How Animals Differ From Other Kingdoms

  • Animals vs. plants: Plants make their own food through photosynthesis, have rigid cellulose cell walls, and generally cannot move. Animals eat other organisms, lack cell walls, and are motile at some life stage.
  • Animals vs. fungi: Both are heterotrophs, but fungi digest food externally and absorb nutrients through their cell walls. Animals take food inside their bodies and digest it internally. Fungi have cell walls made of chitin; animals have none.

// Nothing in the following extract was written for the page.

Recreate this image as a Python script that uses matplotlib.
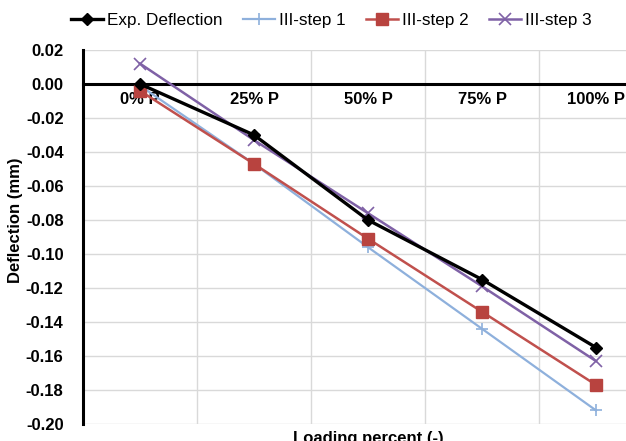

  • Animals vs. protists: Some protists are single-celled and heterotrophic, which can make them look animal-like under a microscope. But animals are always multicellular, and their embryonic development through a blastula stage is unique to the animal kingdom.

No single trait on its own makes something an animal. Plenty of non-animals are multicellular, heterotrophic, or motile. It’s the full package, flexible cells without walls, internal digestion, blastula development, and (in most cases) a nervous system and the capacity for movement, that defines the roughly 1.5 million known species in the animal kingdom.